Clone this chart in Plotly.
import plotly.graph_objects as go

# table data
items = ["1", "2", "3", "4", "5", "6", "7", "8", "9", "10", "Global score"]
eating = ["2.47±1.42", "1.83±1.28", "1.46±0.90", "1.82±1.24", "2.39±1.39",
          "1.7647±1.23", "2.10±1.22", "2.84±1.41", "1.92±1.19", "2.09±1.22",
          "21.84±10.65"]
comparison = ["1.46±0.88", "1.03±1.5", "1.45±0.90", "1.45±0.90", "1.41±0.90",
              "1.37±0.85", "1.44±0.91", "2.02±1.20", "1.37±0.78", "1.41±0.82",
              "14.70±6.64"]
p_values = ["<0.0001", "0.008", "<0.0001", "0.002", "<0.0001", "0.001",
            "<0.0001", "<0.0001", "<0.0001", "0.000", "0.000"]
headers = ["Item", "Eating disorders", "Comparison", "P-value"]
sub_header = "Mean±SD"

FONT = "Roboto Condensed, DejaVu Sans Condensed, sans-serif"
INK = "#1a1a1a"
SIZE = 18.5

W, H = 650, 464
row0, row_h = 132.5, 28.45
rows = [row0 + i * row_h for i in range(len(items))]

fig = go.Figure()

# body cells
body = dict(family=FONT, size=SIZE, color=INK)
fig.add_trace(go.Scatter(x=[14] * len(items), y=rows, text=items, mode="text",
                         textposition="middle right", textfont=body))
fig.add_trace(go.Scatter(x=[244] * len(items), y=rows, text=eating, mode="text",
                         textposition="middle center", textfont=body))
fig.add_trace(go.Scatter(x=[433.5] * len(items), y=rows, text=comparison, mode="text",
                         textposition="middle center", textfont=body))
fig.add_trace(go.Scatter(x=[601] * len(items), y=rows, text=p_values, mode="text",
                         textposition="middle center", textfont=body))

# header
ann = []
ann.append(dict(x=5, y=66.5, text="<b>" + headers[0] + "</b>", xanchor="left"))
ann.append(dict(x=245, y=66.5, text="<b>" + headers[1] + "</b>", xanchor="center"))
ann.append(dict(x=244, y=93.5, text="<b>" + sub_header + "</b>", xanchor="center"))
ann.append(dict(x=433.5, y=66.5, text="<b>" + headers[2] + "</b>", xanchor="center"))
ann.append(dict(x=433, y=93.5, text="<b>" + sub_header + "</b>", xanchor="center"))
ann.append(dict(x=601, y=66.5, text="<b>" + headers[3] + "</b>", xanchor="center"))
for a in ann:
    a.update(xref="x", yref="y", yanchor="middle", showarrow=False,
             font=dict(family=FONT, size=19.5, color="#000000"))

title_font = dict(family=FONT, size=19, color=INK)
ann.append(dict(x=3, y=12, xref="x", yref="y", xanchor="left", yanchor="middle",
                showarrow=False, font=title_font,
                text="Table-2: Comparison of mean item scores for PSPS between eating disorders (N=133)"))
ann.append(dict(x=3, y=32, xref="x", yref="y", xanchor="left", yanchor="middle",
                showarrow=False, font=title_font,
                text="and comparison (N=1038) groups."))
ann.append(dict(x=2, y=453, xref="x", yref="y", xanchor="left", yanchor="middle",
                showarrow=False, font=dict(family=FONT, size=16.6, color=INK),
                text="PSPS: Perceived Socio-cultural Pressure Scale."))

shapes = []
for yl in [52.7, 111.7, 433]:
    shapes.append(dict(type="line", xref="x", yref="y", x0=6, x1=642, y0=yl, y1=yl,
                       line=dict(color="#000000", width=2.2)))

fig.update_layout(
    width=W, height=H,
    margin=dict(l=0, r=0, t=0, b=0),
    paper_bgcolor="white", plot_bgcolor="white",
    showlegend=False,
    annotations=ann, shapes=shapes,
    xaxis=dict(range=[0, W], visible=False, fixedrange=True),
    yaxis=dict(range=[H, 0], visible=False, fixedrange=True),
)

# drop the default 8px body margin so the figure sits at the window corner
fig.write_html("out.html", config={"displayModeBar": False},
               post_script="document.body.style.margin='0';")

★ ★ ★ ★

= Task prompt =
Word for word, quote the lines of the material from the first line through the line with "SIZE = 18.5", both ends included.

= Finished answer =
Clone this chart in Plotly.
import plotly.graph_objects as go

# table data
items = ["1", "2", "3", "4", "5", "6", "7", "8", "9", "10", "Global score"]
eating = ["2.47±1.42", "1.83±1.28", "1.46±0.90", "1.82±1.24", "2.39±1.39",
          "1.7647±1.23", "2.10±1.22", "2.84±1.41", "1.92±1.19", "2.09±1.22",
          "21.84±10.65"]
comparison = ["1.46±0.88", "1.03±1.5", "1.45±0.90", "1.45±0.90", "1.41±0.90",
              "1.37±0.85", "1.44±0.91", "2.02±1.20", "1.37±0.78", "1.41±0.82",
              "14.70±6.64"]
p_values = ["<0.0001", "0.008", "<0.0001", "0.002", "<0.0001", "0.001",
            "<0.0001", "<0.0001", "<0.0001", "0.000", "0.000"]
headers = ["Item", "Eating disorders", "Comparison", "P-value"]
sub_header = "Mean±SD"

FONT = "Roboto Condensed, DejaVu Sans Condensed, sans-serif"
INK = "#1a1a1a"
SIZE = 18.5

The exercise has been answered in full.